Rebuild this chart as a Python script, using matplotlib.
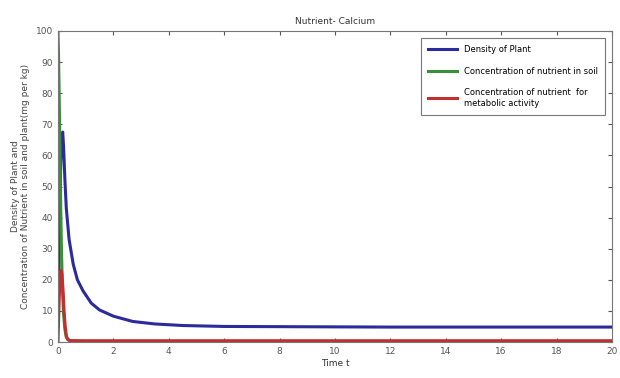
import matplotlib
matplotlib.use("Agg")
import matplotlib.pyplot as plt

# Density of plant
t_plant = [0, 0.03, 0.06, 0.1, 0.14, 0.17, 0.2, 0.25, 0.3, 0.4, 0.55, 0.7, 0.9, 1.2, 1.5, 2.0, 2.7, 3.5, 4.5, 6, 9, 12, 16, 20]
plant = [5, 22, 40, 58, 66, 67.5, 63, 52, 43, 33, 25, 20, 16.5, 12.5, 10.3, 8.3, 6.6, 5.8, 5.3, 5.0, 4.9, 4.8, 4.8, 4.8]

# Concentration of nutrient in soil
t_soil = [0, 0.02, 0.05, 0.08, 0.1, 0.13, 0.16, 0.2, 0.25, 0.3, 0.4, 1, 20]
soil = [100, 92, 75, 55, 42, 28, 17, 9, 4, 1.5, 0.5, 0.2, 0.2]

# Concentration of nutrient for metabolic activity
t_met = [0, 0.03, 0.06, 0.1, 0.14, 0.18, 0.22, 0.26, 0.3, 0.35, 0.45, 1, 20]
met = [0, 10, 18, 23, 22, 17, 10, 5, 2, 0.8, 0.4, 0.4, 0.4]

labels = ["Density of Plant", "Concentration of nutrient in soil",
          "Concentration of nutrient  for\nmetabolic activity"]
xticks = list(range(0, 21, 2))
yticks = list(range(0, 101, 10))

fig = plt.figure(figsize=(6.2, 3.78), dpi=100)
ax = fig.add_axes([58/620, 1-342/378, (612-58)/620, (342-31)/378])

ax.plot(t_plant, plant, color="#2b2b9c", lw=2.2, label=labels[0])
ax.plot(t_soil, soil, color="#3a8f3a", lw=2.2, label=labels[1])
ax.plot(t_met, met, color="#c0302e", lw=2.2, label=labels[2])

ax.set_xlim(0, 20)
ax.set_ylim(0, 100)
ax.set_xticks(xticks)
ax.set_yticks(yticks)
ax.tick_params(direction="in", top=True, right=True, labelsize=6.5, length=3, colors="#555555")
for s in ax.spines.values():
    s.set_color("#777777")
ax.set_title("Nutrient- Calcium", fontsize=6.5, color="#333333", pad=5)
ax.set_xlabel("Time t", fontsize=6.5, color="#333333", labelpad=2)
ax.set_ylabel("Density of Plant and\nConcentration of Nutrient in soil and plant(mg per kg)",
              fontsize=6.5, color="#444444", labelpad=4)
leg = ax.legend(loc="upper right", fontsize=6, frameon=True, fancybox=False,
                edgecolor="#555555", handlelength=3.5, borderaxespad=0.8,
                labelspacing=1.5, borderpad=0.9)
leg.get_frame().set_linewidth(0.8)

fig.savefig("out.png", dpi=100)
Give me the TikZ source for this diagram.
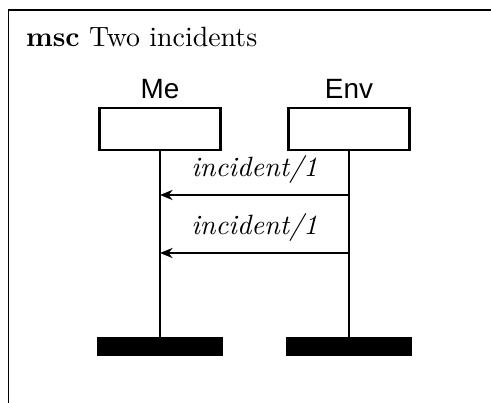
\documentclass[tikz,border=0pt]{standalone}
\usepackage{fontspec}
\usetikzlibrary{arrows.meta}
\newfontfamily\lifefont{Liberation Sans}

\begin{document}
\begin{tikzpicture}[thick, every node/.style={inner sep=0pt},
    head/.style={draw, minimum width=1.525cm, minimum height=0.53cm},
    tail/.style={draw, fill=black, minimum width=1.55cm, minimum height=0.214cm},
    instname/.style={font=\lifefont, anchor=base},
    msg/.style={font=\itshape, above=3.6pt}]
            \useasboundingbox (0,0) rectangle (6.187,-5.078);

            % Frame and title
            \draw[semithick] (0.107,-5.078) -- (0.107,-0.126) -- (6.187,-0.126);
            \node[anchor=base west] (title) at (0.315,-0.586) {\textbf{msc} Two incidents};

            % Instances
            \node[instname] (Me-name) at (2.016,-1.247) {Me};
            \node[instname] (Env-name) at (4.397,-1.247) {Env};
            \node[head] (Me-head) at (2.016,-1.625) {};
            \node[head] (Env-head) at (4.397,-1.625) {};
            \node[tail] (Me-tail) at (2.016,-4.366) {};
            \node[tail] (Env-tail) at (4.397,-4.366) {};

            % Lifelines
            \draw (Me-head) -- (Me-tail);
            \draw (Env-head) -- (Env-tail);

            % Messages
            \coordinate (Env-1) at (4.397,-2.457);
            \coordinate (Me-1) at (2.016,-2.457);
            \coordinate (Env-2) at (4.397,-3.188);
            \coordinate (Me-2) at (2.016,-3.188);
            \draw[-{Stealth[length=4.5pt, width=3.6pt, inset=1.4pt]}] (Env-1) -- node[msg] {incident/1} (Me-1);
            \draw[-{Stealth[length=4.5pt, width=3.6pt, inset=1.4pt]}] (Env-2) -- node[msg] {incident/1} (Me-2);
        \end{tikzpicture}
\end{document}
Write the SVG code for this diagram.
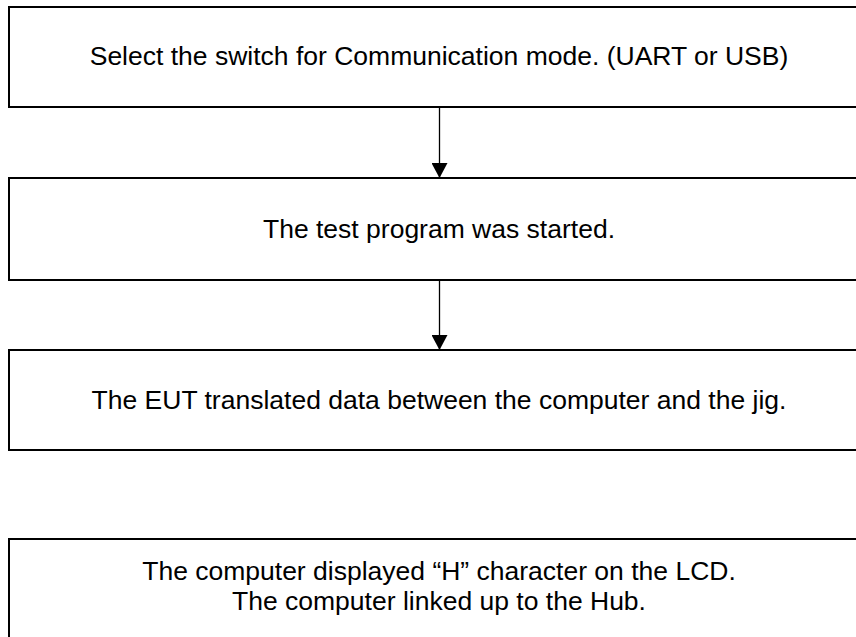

· · · ·

» Task directions: Locate the lines above that contain "matplotlib" and copy them.

» Task output:
Rebuild this chart as a Python script, using matplotlib.
import matplotlib
matplotlib.use("Agg")
import matplotlib.pyplot as plt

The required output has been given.